Où que tu vives, c’est très dur d’être un jeune musicien à l’heure actuelle. Peut être plus à Détroit qu’ailleurs car les groupes ont tendance à zapper la ville dans leurs plans de tournée. Ils passent chez nous sans s’arrêter quand ils viennent de Chicago et qu’ils se dirigent vers Toronto. Du coup, les gens de la ville se tournent vers les groupes locaux pour se divertir, et les soutiennent. Je suis vieux maintenant, je ne sors plus comme avant. Plus jeune, j’avais l’habitude d’aller dans les soirées underground pour lesquelles les shows avaient souvent lieu dans des caves et des maisons. Maintenant si je m’y pointe, on risque de me prendre pour un flic. Mais il y a toujours une scène.
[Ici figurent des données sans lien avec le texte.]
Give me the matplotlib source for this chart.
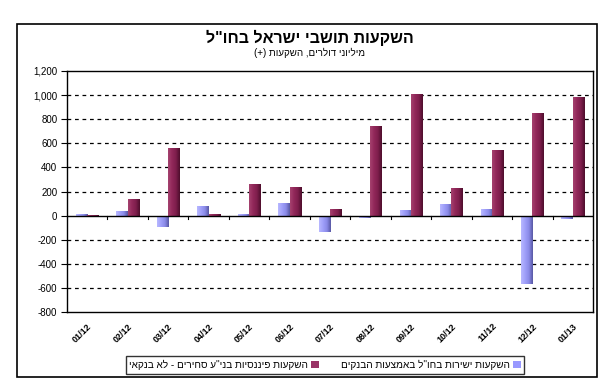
import matplotlib
matplotlib.use("Agg")
import matplotlib.pyplot as plt
import numpy as np
from matplotlib.patches import Rectangle
from matplotlib.colors import LinearSegmentedColormap

categories = ["01/12", "02/12", "03/12", "04/12", "05/12", "06/12", "07/12",
              "08/12", "09/12", "10/12", "11/12", "12/12", "01/13"]
direct_banks = [10, 40, -94, 77, 10, 104, -136, -20, 44, 99, 52, -565, -25]
portfolio_nonbank = [8, 140, 565, 15, 265, 237, 52, 741, 1008, 231, 548, 851, 988]

title = 'השקעות תושבי ישראל בחו"ל'
subtitle = "מיליוני דולרים, השקעות (+)"
label_blue = 'השקעות ישירות בחו"ל באמצעות הבנקים'
label_maroon = 'השקעות פיננסיות בני"ע סחירים - לא בנקאי'
yticks = [-800, -600, -400, -200, 0, 200, 400, 600, 800, 1000, 1200]


def vis(s):
    # visual order for right-to-left text
    mirror = {"(": ")", ")": "("}
    return "".join(mirror.get(c, c) for c in reversed(s))


FONT = "Liberation Sans"
plt.rcParams["font.family"] = [FONT, "DejaVu Sans"]

fig = plt.figure(figsize=(6.10, 3.92), dpi=100)
fig.patch.set_facecolor("white")

# outer border
fig.add_artist(Rectangle((17 / 610, 15 / 392), (597 - 17) / 610, (377 - 24) / 392,
                         transform=fig.transFigure, fill=False, edgecolor="black", lw=1.2))

ax = fig.add_axes([67 / 610, 80 / 392, (593 - 67) / 610, (312 - 71) / 392])
ax.set_xlim(0, len(categories))
ax.set_ylim(-800, 1200)

x = np.arange(len(categories)) + 0.5
w = 0.28
blue_bars = ax.bar(x - w / 2, direct_banks, w, color="#9999FF", edgecolor="none", zorder=3,
                   label=vis(label_blue))
maroon_bars = ax.bar(x + w / 2, portfolio_nonbank, w, color="#993366", edgecolor="none", zorder=3,
                     label=vis(label_maroon))

cmap_blue = LinearSegmentedColormap.from_list("b", ["#B8B8FF", "#A0A0FA", "#8A8AE8", "#5858A4"])
cmap_mar = LinearSegmentedColormap.from_list("m", ["#A5426F", "#92285A", "#7E1E4C", "#4E0E2C"])
grad = np.linspace(0, 1, 64).reshape(1, -1)
for bars, cm in ((blue_bars, cmap_blue), (maroon_bars, cmap_mar)):
    for b in bars:
        x0, y0 = b.get_x(), b.get_y()
        bw, bh = b.get_width(), b.get_height()
        if bh == 0:
            continue
        im = ax.imshow(grad, cmap=cm, aspect="auto", extent=(x0, x0 + bw, y0, y0 + bh),
                       zorder=3.5, interpolation="bilinear")
        im.set_clip_path(b)

ax.set_xlim(0, len(categories))
ax.set_ylim(-800, 1200)

# grid
for v in yticks:
    if v in (-800, 1200):
        continue
    if v == 0:
        ax.axhline(0, color="black", lw=1.0, zorder=4)
    else:
        ax.axhline(v, color="black", lw=0.9, ls=(0, (3, 3)), zorder=1)

ax.set_yticks(yticks)
ax.set_yticklabels([f"{v:,}" for v in yticks], fontsize=7)
ax.tick_params(axis="y", direction="out", length=4, width=0.8, pad=3)

ax.set_xticks(x)
ax.set_xticklabels(categories, rotation=45, ha="right", va="top", rotation_mode="anchor",
                   fontsize=6.5, fontweight="bold")
ax.tick_params(axis="x", length=0, pad=7)
# category separator ticks hanging down from the zero line
for xb in np.arange(1, len(categories)):
    ax.plot([xb, xb], [0, -30], color="black", lw=0.8, zorder=4)

for s in ax.spines.values():
    s.set_linewidth(1.0)

fig.text(0.508, 1 - 38 / 392, vis(title), ha="center", va="center", fontsize=11.5,
         fontweight="bold")
fig.text(0.508, 1 - 53 / 392, vis(subtitle), ha="center", va="center", fontsize=7)

leg = fig.legend(handles=[maroon_bars, blue_bars], labels=[vis(label_maroon), vis(label_blue)],
                 loc="center", bbox_to_anchor=(325 / 610, 1 - 365 / 392), ncol=2,
                 markerfirst=False, fontsize=7.2, frameon=True, fancybox=False,
                 edgecolor="black", handlelength=0.8, handleheight=0.8, handletextpad=0.3,
                 columnspacing=2.2, borderpad=0.35)
leg.get_frame().set_linewidth(1.0)

fig.savefig("out.png", dpi=100)
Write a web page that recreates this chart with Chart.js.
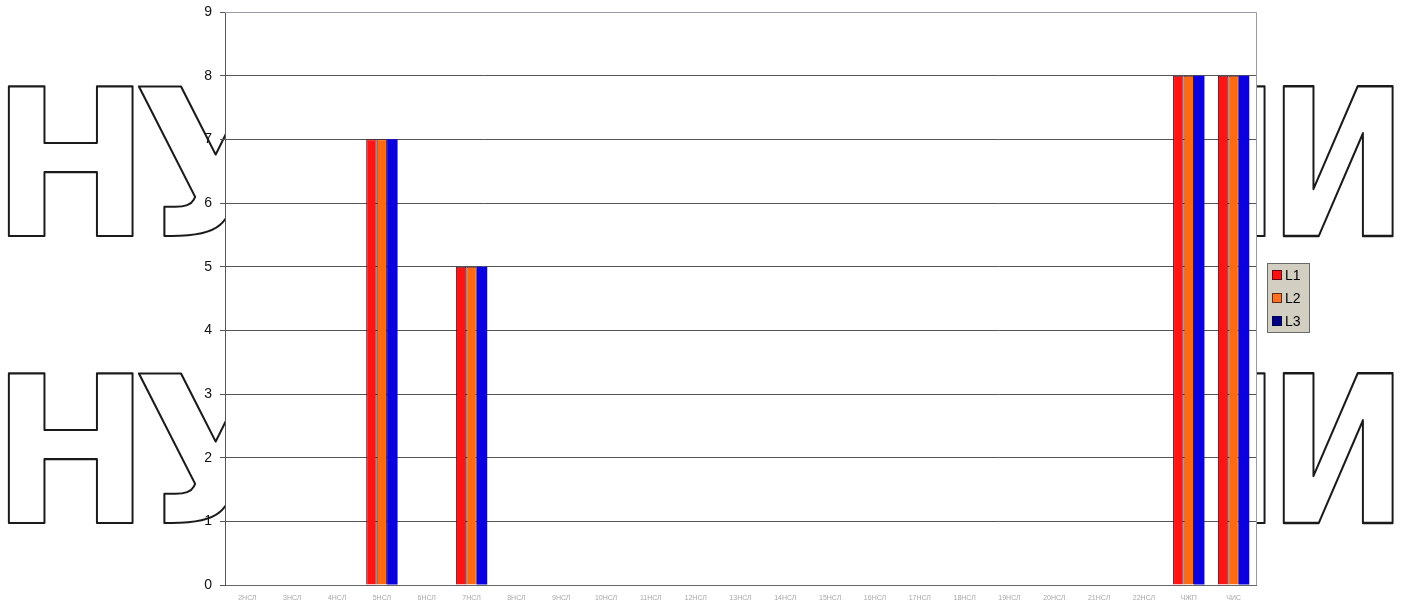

Je te l’assure : j’ai demandé à des jeunes.
Maintenant que tu as du recul et que tu as eu du temps pour réfléchir, tu considères toujours Ultimate Success Today comme un chapitre final à Protomartyr ?
Je me suis vraiment senti con quand j’ai dit ça et que le COVID est arrivé. J’ai comme l’impression de nous avoir lancé une malédiction. Mais j’ai plutôt dit ça dans un sens de renouveau, pour souligner notre volonté de partir sur de nouvelles bases. Là, on vient de finir d’enregistrer notre nouvel album… J’ai essayé de les lier tous ensemble thématiquement, mais j’ai préféré me libérer de toute contrainte.